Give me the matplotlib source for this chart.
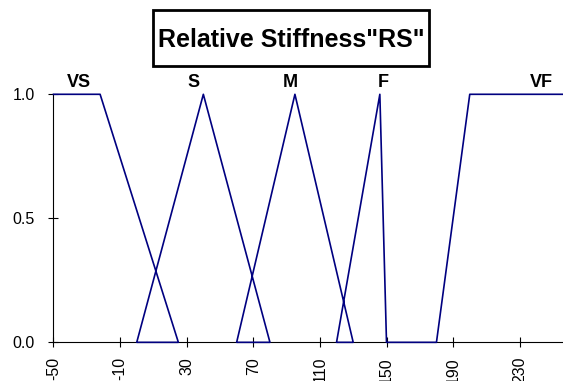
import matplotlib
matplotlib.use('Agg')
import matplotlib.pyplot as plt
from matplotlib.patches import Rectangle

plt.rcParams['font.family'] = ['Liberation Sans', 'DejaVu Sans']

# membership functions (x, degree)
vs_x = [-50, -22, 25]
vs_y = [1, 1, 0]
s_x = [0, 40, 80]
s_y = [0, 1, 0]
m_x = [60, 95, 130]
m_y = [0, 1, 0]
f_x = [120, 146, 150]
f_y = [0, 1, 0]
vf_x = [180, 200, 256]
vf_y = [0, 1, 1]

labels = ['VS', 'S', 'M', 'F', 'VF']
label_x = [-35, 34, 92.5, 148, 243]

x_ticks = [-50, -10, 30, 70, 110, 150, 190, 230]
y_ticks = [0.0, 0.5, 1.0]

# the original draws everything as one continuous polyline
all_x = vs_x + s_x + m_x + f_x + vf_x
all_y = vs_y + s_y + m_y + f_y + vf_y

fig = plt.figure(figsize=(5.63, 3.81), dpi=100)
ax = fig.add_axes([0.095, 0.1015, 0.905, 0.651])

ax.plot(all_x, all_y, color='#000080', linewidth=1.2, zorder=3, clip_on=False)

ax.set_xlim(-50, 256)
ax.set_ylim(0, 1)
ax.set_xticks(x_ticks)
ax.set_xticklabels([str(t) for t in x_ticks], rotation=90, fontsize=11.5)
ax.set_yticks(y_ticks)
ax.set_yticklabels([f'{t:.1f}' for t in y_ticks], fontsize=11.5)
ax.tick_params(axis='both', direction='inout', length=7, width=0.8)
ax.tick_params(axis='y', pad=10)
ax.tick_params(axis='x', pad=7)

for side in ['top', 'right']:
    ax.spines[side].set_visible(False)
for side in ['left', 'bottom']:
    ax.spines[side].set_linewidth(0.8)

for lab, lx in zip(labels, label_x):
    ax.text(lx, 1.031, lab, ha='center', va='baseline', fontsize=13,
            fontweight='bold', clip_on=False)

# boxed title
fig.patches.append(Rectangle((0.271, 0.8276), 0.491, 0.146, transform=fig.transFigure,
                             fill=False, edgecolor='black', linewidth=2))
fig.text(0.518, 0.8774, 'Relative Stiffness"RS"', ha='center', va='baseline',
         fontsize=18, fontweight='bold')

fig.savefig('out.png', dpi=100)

::::::::

Leave the pictures out and reproduce exactly the lines from the top of the listing above through the line with "fontweight='bold', clip_on=False)".

- **RESPONSE TO THIS EXERCISE**
Give me the matplotlib source for this chart.
import matplotlib
matplotlib.use('Agg')
import matplotlib.pyplot as plt
from matplotlib.patches import Rectangle

plt.rcParams['font.family'] = ['Liberation Sans', 'DejaVu Sans']

# membership functions (x, degree)
vs_x = [-50, -22, 25]
vs_y = [1, 1, 0]
s_x = [0, 40, 80]
s_y = [0, 1, 0]
m_x = [60, 95, 130]
m_y = [0, 1, 0]
f_x = [120, 146, 150]
f_y = [0, 1, 0]
vf_x = [180, 200, 256]
vf_y = [0, 1, 1]

labels = ['VS', 'S', 'M', 'F', 'VF']
label_x = [-35, 34, 92.5, 148, 243]

x_ticks = [-50, -10, 30, 70, 110, 150, 190, 230]
y_ticks = [0.0, 0.5, 1.0]

# the original draws everything as one continuous polyline
all_x = vs_x + s_x + m_x + f_x + vf_x
all_y = vs_y + s_y + m_y + f_y + vf_y

fig = plt.figure(figsize=(5.63, 3.81), dpi=100)
ax = fig.add_axes([0.095, 0.1015, 0.905, 0.651])

ax.plot(all_x, all_y, color='#000080', linewidth=1.2, zorder=3, clip_on=False)

ax.set_xlim(-50, 256)
ax.set_ylim(0, 1)
ax.set_xticks(x_ticks)
ax.set_xticklabels([str(t) for t in x_ticks], rotation=90, fontsize=11.5)
ax.set_yticks(y_ticks)
ax.set_yticklabels([f'{t:.1f}' for t in y_ticks], fontsize=11.5)
ax.tick_params(axis='both', direction='inout', length=7, width=0.8)
ax.tick_params(axis='y', pad=10)
ax.tick_params(axis='x', pad=7)

for side in ['top', 'right']:
    ax.spines[side].set_visible(False)
for side in ['left', 'bottom']:
    ax.spines[side].set_linewidth(0.8)

for lab, lx in zip(labels, label_x):
    ax.text(lx, 1.031, lab, ha='center', va='baseline', fontsize=13,
            fontweight='bold', clip_on=False)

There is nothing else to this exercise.